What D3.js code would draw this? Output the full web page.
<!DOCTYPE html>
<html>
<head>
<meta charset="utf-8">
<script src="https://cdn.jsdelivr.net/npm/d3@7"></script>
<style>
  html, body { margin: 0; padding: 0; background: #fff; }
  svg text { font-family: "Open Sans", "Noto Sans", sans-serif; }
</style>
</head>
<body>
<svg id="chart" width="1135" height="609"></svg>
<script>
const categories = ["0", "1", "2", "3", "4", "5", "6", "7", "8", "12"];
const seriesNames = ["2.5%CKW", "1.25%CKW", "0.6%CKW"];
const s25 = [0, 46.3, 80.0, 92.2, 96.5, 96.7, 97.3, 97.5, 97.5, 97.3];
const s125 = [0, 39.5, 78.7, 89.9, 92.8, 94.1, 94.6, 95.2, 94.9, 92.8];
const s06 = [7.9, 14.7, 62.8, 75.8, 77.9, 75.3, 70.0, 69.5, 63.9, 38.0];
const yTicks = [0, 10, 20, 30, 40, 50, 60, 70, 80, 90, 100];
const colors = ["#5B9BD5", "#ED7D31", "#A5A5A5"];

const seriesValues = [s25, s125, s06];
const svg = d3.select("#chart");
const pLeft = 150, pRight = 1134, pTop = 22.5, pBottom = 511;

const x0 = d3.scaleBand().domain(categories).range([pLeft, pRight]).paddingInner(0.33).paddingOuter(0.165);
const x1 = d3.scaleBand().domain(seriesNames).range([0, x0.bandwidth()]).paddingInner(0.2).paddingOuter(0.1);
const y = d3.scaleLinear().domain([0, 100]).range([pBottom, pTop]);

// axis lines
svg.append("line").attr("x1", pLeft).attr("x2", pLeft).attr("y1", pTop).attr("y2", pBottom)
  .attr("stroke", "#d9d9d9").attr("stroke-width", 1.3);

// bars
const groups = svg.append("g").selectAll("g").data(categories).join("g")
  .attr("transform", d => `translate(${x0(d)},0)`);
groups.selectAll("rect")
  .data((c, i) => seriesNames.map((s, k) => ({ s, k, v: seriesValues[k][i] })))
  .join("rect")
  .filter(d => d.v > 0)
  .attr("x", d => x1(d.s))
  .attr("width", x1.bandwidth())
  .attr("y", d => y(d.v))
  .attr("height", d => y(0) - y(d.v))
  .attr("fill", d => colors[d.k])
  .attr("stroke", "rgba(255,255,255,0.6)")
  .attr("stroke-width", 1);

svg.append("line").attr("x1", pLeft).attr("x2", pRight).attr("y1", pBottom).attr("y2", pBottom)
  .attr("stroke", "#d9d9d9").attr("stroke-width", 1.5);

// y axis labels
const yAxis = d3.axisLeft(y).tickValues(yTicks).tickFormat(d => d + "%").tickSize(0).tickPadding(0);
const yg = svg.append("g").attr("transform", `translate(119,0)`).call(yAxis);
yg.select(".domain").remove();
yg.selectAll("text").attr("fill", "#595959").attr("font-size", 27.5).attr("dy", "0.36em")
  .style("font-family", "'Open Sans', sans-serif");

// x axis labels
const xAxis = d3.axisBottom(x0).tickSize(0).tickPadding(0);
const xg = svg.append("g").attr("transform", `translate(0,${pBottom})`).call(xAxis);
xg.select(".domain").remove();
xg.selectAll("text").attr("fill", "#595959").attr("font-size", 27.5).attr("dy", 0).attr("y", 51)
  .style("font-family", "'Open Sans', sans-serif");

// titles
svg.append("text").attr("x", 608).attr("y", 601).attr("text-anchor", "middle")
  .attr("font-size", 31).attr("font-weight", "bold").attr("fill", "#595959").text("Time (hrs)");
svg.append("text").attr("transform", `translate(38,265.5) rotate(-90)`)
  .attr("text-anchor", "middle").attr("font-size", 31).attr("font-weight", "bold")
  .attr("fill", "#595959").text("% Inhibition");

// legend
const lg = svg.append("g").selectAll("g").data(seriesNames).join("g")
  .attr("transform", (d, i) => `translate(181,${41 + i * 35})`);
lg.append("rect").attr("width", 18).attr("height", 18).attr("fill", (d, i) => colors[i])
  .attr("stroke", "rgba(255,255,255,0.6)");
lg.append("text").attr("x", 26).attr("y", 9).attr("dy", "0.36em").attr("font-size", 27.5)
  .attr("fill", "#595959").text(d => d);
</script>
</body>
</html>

## [Work to do]
The listing above should be transcribed in full, exactly as written.

## [Written reply]
What D3.js code would draw this? Output the full web page.
<!DOCTYPE html>
<html>
<head>
<meta charset="utf-8">
<script src="https://cdn.jsdelivr.net/npm/d3@7"></script>
<style>
  html, body { margin: 0; padding: 0; background: #fff; }
  svg text { font-family: "Open Sans", "Noto Sans", sans-serif; }
</style>
</head>
<body>
<svg id="chart" width="1135" height="609"></svg>
<script>
const categories = ["0", "1", "2", "3", "4", "5", "6", "7", "8", "12"];
const seriesNames = ["2.5%CKW", "1.25%CKW", "0.6%CKW"];
const s25 = [0, 46.3, 80.0, 92.2, 96.5, 96.7, 97.3, 97.5, 97.5, 97.3];
const s125 = [0, 39.5, 78.7, 89.9, 92.8, 94.1, 94.6, 95.2, 94.9, 92.8];
const s06 = [7.9, 14.7, 62.8, 75.8, 77.9, 75.3, 70.0, 69.5, 63.9, 38.0];
const yTicks = [0, 10, 20, 30, 40, 50, 60, 70, 80, 90, 100];
const colors = ["#5B9BD5", "#ED7D31", "#A5A5A5"];

const seriesValues = [s25, s125, s06];
const svg = d3.select("#chart");
const pLeft = 150, pRight = 1134, pTop = 22.5, pBottom = 511;

const x0 = d3.scaleBand().domain(categories).range([pLeft, pRight]).paddingInner(0.33).paddingOuter(0.165);
const x1 = d3.scaleBand().domain(seriesNames).range([0, x0.bandwidth()]).paddingInner(0.2).paddingOuter(0.1);
const y = d3.scaleLinear().domain([0, 100]).range([pBottom, pTop]);

// axis lines
svg.append("line").attr("x1", pLeft).attr("x2", pLeft).attr("y1", pTop).attr("y2", pBottom)
  .attr("stroke", "#d9d9d9").attr("stroke-width", 1.3);

// bars
const groups = svg.append("g").selectAll("g").data(categories).join("g")
  .attr("transform", d => `translate(${x0(d)},0)`);
groups.selectAll("rect")
  .data((c, i) => seriesNames.map((s, k) => ({ s, k, v: seriesValues[k][i] })))
  .join("rect")
  .filter(d => d.v > 0)
  .attr("x", d => x1(d.s))
  .attr("width", x1.bandwidth())
  .attr("y", d => y(d.v))
  .attr("height", d => y(0) - y(d.v))
  .attr("fill", d => colors[d.k])
  .attr("stroke", "rgba(255,255,255,0.6)")
  .attr("stroke-width", 1);

svg.append("line").attr("x1", pLeft).attr("x2", pRight).attr("y1", pBottom).attr("y2", pBottom)
  .attr("stroke", "#d9d9d9").attr("stroke-width", 1.5);

// y axis labels
const yAxis = d3.axisLeft(y).tickValues(yTicks).tickFormat(d => d + "%").tickSize(0).tickPadding(0);
const yg = svg.append("g").attr("transform", `translate(119,0)`).call(yAxis);
yg.select(".domain").remove();
yg.selectAll("text").attr("fill", "#595959").attr("font-size", 27.5).attr("dy", "0.36em")
  .style("font-family", "'Open Sans', sans-serif");

// x axis labels
const xAxis = d3.axisBottom(x0).tickSize(0).tickPadding(0);
const xg = svg.append("g").attr("transform", `translate(0,${pBottom})`).call(xAxis);
xg.select(".domain").remove();
xg.selectAll("text").attr("fill", "#595959").attr("font-size", 27.5).attr("dy", 0).attr("y", 51)
  .style("font-family", "'Open Sans', sans-serif");

// titles
svg.append("text").attr("x", 608).attr("y", 601).attr("text-anchor", "middle")
  .attr("font-size", 31).attr("font-weight", "bold").attr("fill", "#595959").text("Time (hrs)");
svg.append("text").attr("transform", `translate(38,265.5) rotate(-90)`)
  .attr("text-anchor", "middle").attr("font-size", 31).attr("font-weight", "bold")
  .attr("fill", "#595959").text("% Inhibition");

// legend
const lg = svg.append("g").selectAll("g").data(seriesNames).join("g")
  .attr("transform", (d, i) => `translate(181,${41 + i * 35})`);
lg.append("rect").attr("width", 18).attr("height", 18).attr("fill", (d, i) => colors[i])
  .attr("stroke", "rgba(255,255,255,0.6)");
lg.append("text").attr("x", 26).attr("y", 9).attr("dy", "0.36em").attr("font-size", 27.5)
  .attr("fill", "#595959").text(d => d);
</script>
</body>
</html>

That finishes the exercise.